A Scream In The Night
For we who are in Christ, there will be those moments when the wonder of the truth of God breaks again and again over us, as a joyful wave. Let us right now try to grasp the wonder of it all. That Christ really will come, soon; that now is my salvation nearer than when I first believed. That the feet of Jesus of Nazareth will surely stand on this earth again, and His Kingdom be eternally here; that He truly was a man of my passions and nature, and yet overcame. That death is death, that this brief and fragile life is the time to serve the Lord, with no fiery hell beneath us, but the sure hope of God’s grace. That through baptism, I truly am part of the seed of Abraham and a partaker in Israel’s Hope. And that by the grace of God’s calling, I am delivered from the fog of error which dogs so many about these things. And that there is, in the end, one body of true believers world-wide believing as I do; that the sun that bids me rest is waking my brethren ‘neath the Western sky, so that the voice of praise is never silent. And in the end, it shall never be silent - for you and I shall live for ever in God’s Kingdom.

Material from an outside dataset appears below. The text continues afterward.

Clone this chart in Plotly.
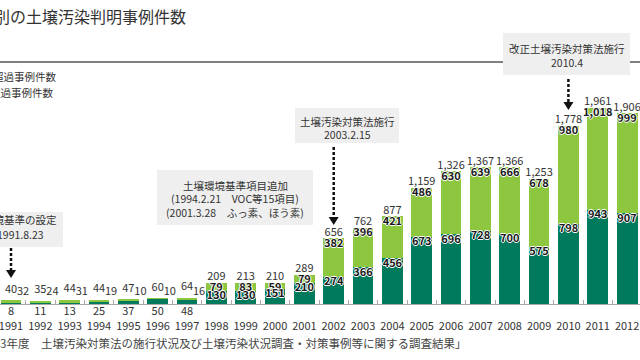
import plotly.graph_objects as go

# ---------------- data ----------------
years = ["1991", "1992", "1993", "1994", "1995", "1996", "1997", "1998", "1999", "2000", "2001",
         "2002", "2003", "2004", "2005", "2006", "2007", "2008", "2009", "2010", "2011", "2012"]
dark_counts = [8, 11, 13, 25, 37, 50, 48, 130, 130, 151, 210,
               274, 366, 456, 673, 696, 728, 700, 575, 798, 943, 907]
light_counts = [32, 24, 31, 19, 10, 10, 16, 79, 83, 59, 79,
                382, 396, 421, 486, 630, 639, 666, 678, 980, 1018, 999]
totals = [40, 35, 44, 44, 47, 60, 64, 209, 213, 210, 289,
          656, 762, 877, 1159, 1326, 1367, 1366, 1253, 1778, 1961, 1906]

title_text = "別の土壌汚染判明事例件数"
legend_lines = ["超過事例件数", "超過事例件数"]
source_text = "3年度　土壌汚染対策法の施行状況及び土壌汚染状況調査・対策事例等に関する調査結果」"

events = [
    {"lines": ["土壌環境基準の設定", "1991.8.23"], "year": "1991"},
    {"lines": ["土壌環境基準項目追加", "(1994.2.21　VOC等15項目)", "(2001.3.28　ふっ素、ほう素)"], "year": None},
    {"lines": ["土壌汚染対策法施行", "2003.2.15"], "year": "2002"},
    {"lines": ["改正土壌汚染対策法施行", "2010.4"], "year": "2010"},
]

# ---------------- style ----------------
DARK = "#007a5c"
LIGHT = "#8dc63f"
TXT = "#333333"
FONT = "Noto Sans CJK JP"
W, H = 640, 360
PLOT_BOTTOM = 304           # pixel row of the baseline
X_RANGE = [-0.375, 21.44]
Y_RANGE = [0, 3040]
HALO = "1px 0 0 #ffffff, -1px 0 0 #ffffff, 0 1px 0 #ffffff, 0 -1px 0 #ffffff"


def pxp(x):
    return x / W


def pyp(y):
    return (PLOT_BOTTOM - y) / PLOT_BOTTOM


def cat_px(year):
    i = years.index(year)
    return (i - X_RANGE[0]) / (X_RANGE[1] - X_RANGE[0]) * W


fig = go.Figure()
fig.add_bar(x=years, y=dark_counts, marker=dict(color=DARK, line=dict(width=0)),
            width=0.71, name="dark", hoverinfo="skip")
fig.add_bar(x=years, y=light_counts, marker=dict(color=LIGHT, line=dict(width=0)),
            width=0.71, name="light", hoverinfo="skip")

# ---- value labels (text traces) ----
big = [i for i, d in enumerate(dark_counts) if d >= 100]
small = [i for i, d in enumerate(dark_counts) if d < 100]
lab_font = dict(family=FONT, size=11, color=TXT)
halo_font = dict(family=FONT, size=11, color="#1a1a1a", weight=700, shadow=HALO)


def fmt(v):
    return f"{v:,}"


# totals above large bars
fig.add_scatter(x=[years[i] for i in big], y=[totals[i] for i in big],
                text=[fmt(totals[i]) for i in big], mode="text", textposition="top center",
                textfont=lab_font, cliponaxis=False, hoverinfo="skip")
# light-segment labels (top of stack, inside)
fig.add_scatter(x=[years[i] for i in big], y=[totals[i] for i in big],
                text=[fmt(light_counts[i]) for i in big], mode="text", textposition="bottom center",
                textfont=halo_font, cliponaxis=False, hoverinfo="skip")
# dark-segment labels (top of dark segment, inside)
fig.add_scatter(x=[years[i] for i in big], y=[dark_counts[i] for i in big],
                text=[fmt(dark_counts[i]) for i in big], mode="text", textposition="bottom center",
                textfont=halo_font, cliponaxis=False, hoverinfo="skip")
# small bars: total above
fig.add_scatter(x=[years[i] for i in small], y=[totals[i] for i in small],
                text=[fmt(totals[i]) for i in small], mode="markers+text", textposition="top center",
                marker=dict(size=6, opacity=0), textfont=lab_font, cliponaxis=False, hoverinfo="skip")
# small bars: light value to the right
fig.add_scatter(x=[years[i] for i in small], y=[0 for i in small],
                text=[fmt(light_counts[i]) for i in small], mode="markers+text", textposition="top right",
                marker=dict(size=8, opacity=0), textfont=lab_font, cliponaxis=False, hoverinfo="skip")
# small bars: dark value below baseline
fig.add_scatter(x=[years[i] for i in small], y=[0 for i in small],
                text=[fmt(dark_counts[i]) for i in small], mode="markers+text", textposition="bottom center",
                marker=dict(size=2, opacity=0), textfont=lab_font, cliponaxis=False, hoverinfo="skip")

ann = []
shapes = []
# header rule
shapes.append(dict(type="line", xref="paper", yref="paper", x0=0, x1=1, y0=pyp(62), y1=pyp(62),
                   line=dict(color="#555555", width=1.5)))

box_geo = [
    dict(box=(-20, 63, 212, 247), lines_y=[220, 234], anchor="right", xs=[59, 46]),
    dict(box=(157, 313, 170, 225), lines_y=[185, 198, 212], anchor="center", xs=[235, 235, 235]),
    dict(box=(295, 399, 108, 143), lines_y=[121, 134], anchor="center", xs=[347, 347]),
    dict(box=(503, 630, 33, 75), lines_y=[48, 62], anchor="center", xs=[567, 567]),
]
arrow_geo = [(248, 270), None, (147, 217), (79, 102)]

for ev, g, ag in zip(events, box_geo, arrow_geo):
    x0, x1, y0, y1 = g["box"]
    shapes.append(dict(type="rect", xref="paper", yref="paper", x0=pxp(x0), x1=pxp(x1),
                       y0=pyp(y1), y1=pyp(y0), fillcolor="#efefef", line=dict(width=0), layer="above"))
    for line, ly, lx in zip(ev["lines"], g["lines_y"], g["xs"]):
        ann.append(dict(x=pxp(lx), y=pyp(ly), xref="paper", yref="paper", text=line, showarrow=False,
                        xanchor=g["anchor"], yanchor="middle", font=dict(size=10.5, color=TXT)))
    if ev["year"] is not None and ag is not None:
        ax = cat_px(ev["year"])
        shapes.append(dict(type="line", xref="paper", yref="paper", x0=pxp(ax), x1=pxp(ax),
                           y0=pyp(ag[0]), y1=pyp(ag[1]),
                           line=dict(color="#111111", width=2.5, dash="3px,2px")))
        tip = ag[1] + 8
        path = (f"M {pxp(ax - 5)} {pyp(ag[1])} L {pxp(ax + 5)} {pyp(ag[1])} "
                f"L {pxp(ax)} {pyp(tip)} Z")
        shapes.append(dict(type="path", xref="paper", yref="paper", path=path,
                           fillcolor="#111111", line=dict(width=0)))

# title, legend labels, source
ann.append(dict(x=pxp(-8), y=pyp(16), xref="paper", yref="paper", text=title_text, showarrow=False,
                xanchor="left", yanchor="middle", font=dict(size=16, color=TXT)))
ann.append(dict(x=pxp(-9), y=pyp(76), xref="paper", yref="paper", text=legend_lines[0], showarrow=False,
                xanchor="left", yanchor="middle", font=dict(size=10.5, color=TXT)))
ann.append(dict(x=pxp(-12), y=pyp(92), xref="paper", yref="paper", text=legend_lines[1], showarrow=False,
                xanchor="left", yanchor="middle", font=dict(size=10.5, color=TXT)))
ann.append(dict(x=pxp(-2), y=pyp(343), xref="paper", yref="paper", text=source_text, showarrow=False,
                xanchor="left", yanchor="middle", font=dict(size=11.5, color="#444444")))

fig.update_layout(
    width=W, height=H,
    margin=dict(l=0, r=0, t=0, b=H - PLOT_BOTTOM, pad=0, autoexpand=False),
    barmode="stack", bargap=0.29, showlegend=False,
    paper_bgcolor="white", plot_bgcolor="white",
    font=dict(family=FONT, size=11, color=TXT),
    xaxis=dict(type="category", range=X_RANGE, showgrid=False, zeroline=False,
               showline=True, linecolor="#aaaaaa", linewidth=1, automargin=False,
               ticks="inside", ticklen=4, tickcolor="#aaaaaa", tickson="boundaries",
               tickangle=0, tickfont=dict(size=11, color=TXT), ticklabelstandoff=12, fixedrange=True),
    yaxis=dict(range=Y_RANGE, visible=False, fixedrange=True, automargin=False),
    annotations=ann,
    shapes=shapes,
)

fig.write_html("out.html", config={"displayModeBar": False},
               post_script="document.body.style.margin='0';")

There are times of total desperation and disappointment with myself, with my nature, with this world, with humanity, with my brethren. And I know there are just the same for you too. So in our hard moments, the dark nights of the soul, let’s seek to grasp the wonder of it all again. Reflect again on the power of those things which we most surely believe. Look at nature. Feel God searching for you; as you search for Him. And may we find Him, and in wonder be revived, may the thrill of knowing again His love for us spark a light in the black, as a scream in the night, bringing us to know again the personal presence and power of Jesus our Lord. Not for us ‘the same old scene’; working at a desk hour after mindless hour; changing those nappies, preparing the same food at the same times, day after endless day as we take the same route to work, boarding the same bus, coming off at exit 42; in all these things we can be more than conquerors, in the wonder of knowing Him and His saving grace.